This chapter moves us from Costguana's geography to its culture. We start by meeting the relatively unimportant Captain Mitchell, beginning an ascent through the Costaguana power structure that will culminate with the Goulds and Holroyd. Nostromo, who as an allegory of the common People is both the least and most powerful figure, also appears here, as he will at the close of Part One.

In contrast to the first chapter, which took pains to precisely set its landmarks, this one immediately starts to befuddle us. We arrive in Sulaco in the middle of a dramatic riot scene whose causes we do not understand, related to us by a story-teller we don't know from some indeterminate point in the future. The narrative keeps us suspended between the two time periods, unsure whether we will settle on the riot in the past or Mitchell in the future; only at the very end does the chapter commit itself.
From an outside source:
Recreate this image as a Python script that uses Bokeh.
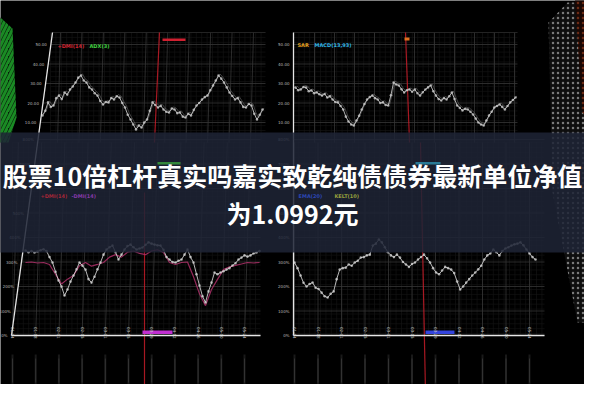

In the process we receive information in a crossfire of detailed glimpses: there is a harbor, a town and a campo infested with thieves, there is a railway under construction with a European workforce while the harbor laborers are natives (but the natives answer to a Genoese leader), the harbor consists of a jetty and two buldings, in one of which there might be a treasure of silver. The effect is a very realistic facsimile of the experience of arriving in a new place, a vibrant locale which extends outward in time and space, and grips the senses while it eludes the mind.